[Given material]
────────────────────

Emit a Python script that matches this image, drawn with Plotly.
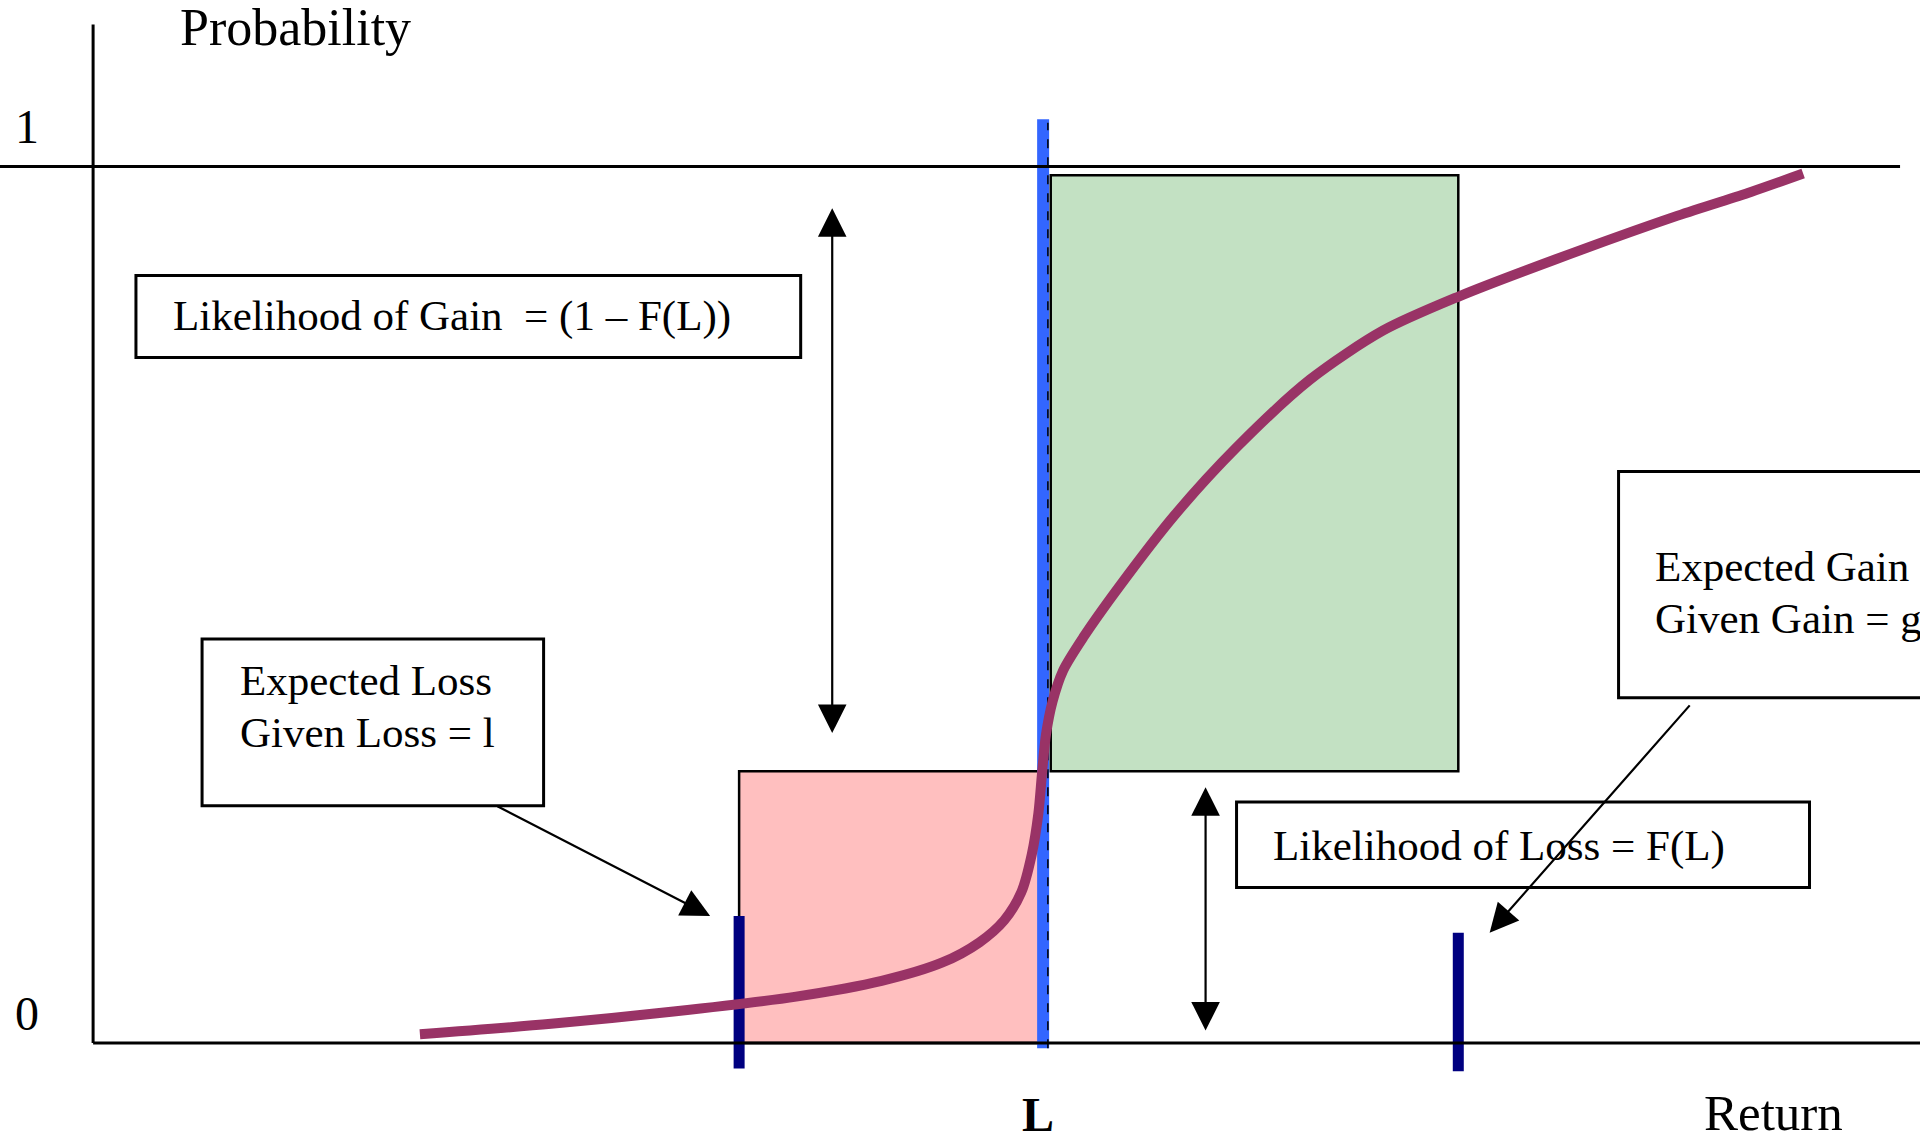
import plotly.graph_objects as go

# Return axis: the probability axis sits at 0, the threshold L at 1
L_RETURN = 1.0
F_L = 0.31            # likelihood of loss, F(L)
EXP_LOSS = 0.68       # expected loss given loss (l)
EXP_GAIN = 1.437      # expected gain given gain (g)
GAIN_TOP = 0.99

# cumulative distribution F(return)
cdf_x = [0.344, 0.482, 0.611, 0.740, 0.830, 0.894, 0.933, 0.959, 0.977, 0.988,
         0.995, 0.999, 1.003, 1.010, 1.021, 1.043, 1.081, 1.139, 1.204, 1.281,
         1.358, 1.438, 1.539, 1.668, 1.745, 1.800]
cdf_y = [0.010, 0.022, 0.036, 0.053, 0.071, 0.092, 0.115, 0.140, 0.172, 0.215,
         0.262, 0.310, 0.352, 0.390, 0.425, 0.464, 0.522, 0.603, 0.680, 0.757,
         0.813, 0.852, 0.894, 0.944, 0.971, 0.992]

INK = 'black'
FONT = 'Liberation Serif'
XR = [-0.098, 1.923]
YR = [-0.1117, 1.19]

fig = go.Figure()

# L threshold (blue dotted line)
fig.add_trace(go.Scatter(x=[L_RETURN, L_RETURN], y=[-0.006, 1.054], mode='lines',
                         line=dict(color='#3366ff', width=12), hoverinfo='skip'))
fig.add_trace(go.Scatter(x=[L_RETURN + 0.005, L_RETURN + 0.005], y=[-0.006, 1.05], mode='lines',
                         line=dict(color=INK, width=1.5, dash='dash'), hoverinfo='skip'))

# expected loss / gain markers
for xv, y0, y1 in [(EXP_LOSS, -0.029, 0.145), (EXP_GAIN, -0.032, 0.126)]:
    fig.add_trace(go.Scatter(x=[xv, xv], y=[y0, y1], mode='lines',
                             line=dict(color='#000080', width=11), hoverinfo='skip'))

fig.add_trace(go.Scatter(x=cdf_x, y=cdf_y, mode='lines',
                         line=dict(color='#993366', width=10, shape='spline', smoothing=0.8),
                         hoverinfo='skip'))

shapes = [
    # axes
    dict(type='line', x0=0, x1=0, y0=0, y1=1.162, line=dict(color=INK, width=3)),
    dict(type='line', x0=0, x1=XR[1] + 0.1, y0=0, y1=0, line=dict(color=INK, width=3)),
    dict(type='line', x0=XR[0] - 0.1, x1=1.902, y0=1, y1=1, line=dict(color=INK, width=3)),
    # loss and gain areas
    dict(type='rect', x0=EXP_LOSS, x1=L_RETURN, y0=0, y1=F_L, layer='below',
         fillcolor='#ffbfbf', line=dict(color=INK, width=2.5)),
    dict(type='rect', x0=L_RETURN + 0.008, x1=EXP_GAIN, y0=F_L, y1=GAIN_TOP, layer='below',
         fillcolor='#c3e1c3', line=dict(color=INK, width=2.5)),
    # text boxes
    dict(type='rect', x0=0.0451, x1=0.7448, y0=0.7821, y1=0.8757, line=dict(color=INK, width=3)),
    dict(type='rect', x0=0.1147, x1=0.4742, y0=0.2709, y1=0.4609, line=dict(color=INK, width=3)),
    dict(type='rect', x0=1.6057, x1=2.1, y0=0.3939, y1=0.6522, line=dict(color=INK, width=3)),
    dict(type='rect', x0=1.2036, x1=1.8067, y0=0.1774, y1=0.2751, line=dict(color=INK, width=3)),
]

def label(x, y, text, size=43, anchor='left', bold=False):
    if bold:
        text = '<b>' + text + '</b>'
    return dict(x=x, y=y, xref='x', yref='y', text=text, showarrow=False,
                xanchor=anchor, yanchor='middle',
                font=dict(family=FONT, size=size, color=INK))

def arrow(tail, head, both=False):
    return dict(x=head[0], y=head[1], ax=tail[0], ay=tail[1], xref='x', yref='y',
                axref='x', ayref='y', text='', showarrow=True, arrowhead=2,
                arrowsize=2.6, arrowwidth=2.2, arrowcolor=INK,
                startarrowhead=2, startarrowsize=2.6,
                arrowside='end+start' if both else 'end')

annotations = [
    label(0.2126, 1.159, 'Probability', size=52, anchor='center'),
    label(-0.0696, 1.046, '1', size=48, anchor='center'),
    label(-0.0696, 0.0335, '0', size=48, anchor='center'),
    label(0.9948, -0.082, 'L', size=48, anchor='center', bold=True),
    label(1.769, -0.08, 'Return', size=51, anchor='center'),
    label(0.0825, 0.8296, 'Likelihood of Gain  = (1 \u2013 F(L))'),
    label(0.152, 0.4134, 'Expected Loss'),
    label(0.152, 0.3547, 'Given Loss = l'),
    label(1.6418, 0.5433, 'Expected Gain'),
    label(1.6418, 0.4846, 'Given Gain = g'),
    label(1.2397, 0.2249, 'Likelihood of Loss = F(L)'),
    arrow((0.778, 0.352), (0.778, 0.9525), both=True),
    arrow((1.171, 0.0126), (1.171, 0.292), both=True),
    arrow((0.424, 0.271), (0.6495, 0.145)),
    arrow((1.682, 0.387), (1.470, 0.126)),
]

fig.update_layout(
    width=1920, height=1141,
    margin=dict(l=0, r=0, t=0, b=0),
    paper_bgcolor='white', plot_bgcolor='white',
    showlegend=False,
    xaxis=dict(range=XR, visible=False, fixedrange=True),
    yaxis=dict(range=YR, visible=False, fixedrange=True),
    shapes=shapes, annotations=annotations,
)

fig.write_html("out.html", config={'displayModeBar': False},
               post_script="document.body.style.margin='0';document.body.style.overflow='hidden';")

────────────────────

[Exercise task] Leave the pictures out and reproduce exactly the lines from the top of the listing above through the line with "0.813, 0.852, 0.894, 0.944, 0.971, 0.992]".

[Solution for this problem]
Emit a Python script that matches this image, drawn with Plotly.
import plotly.graph_objects as go

# Return axis: the probability axis sits at 0, the threshold L at 1
L_RETURN = 1.0
F_L = 0.31            # likelihood of loss, F(L)
EXP_LOSS = 0.68       # expected loss given loss (l)
EXP_GAIN = 1.437      # expected gain given gain (g)
GAIN_TOP = 0.99

# cumulative distribution F(return)
cdf_x = [0.344, 0.482, 0.611, 0.740, 0.830, 0.894, 0.933, 0.959, 0.977, 0.988,
         0.995, 0.999, 1.003, 1.010, 1.021, 1.043, 1.081, 1.139, 1.204, 1.281,
         1.358, 1.438, 1.539, 1.668, 1.745, 1.800]
cdf_y = [0.010, 0.022, 0.036, 0.053, 0.071, 0.092, 0.115, 0.140, 0.172, 0.215,
         0.262, 0.310, 0.352, 0.390, 0.425, 0.464, 0.522, 0.603, 0.680, 0.757,
         0.813, 0.852, 0.894, 0.944, 0.971, 0.992]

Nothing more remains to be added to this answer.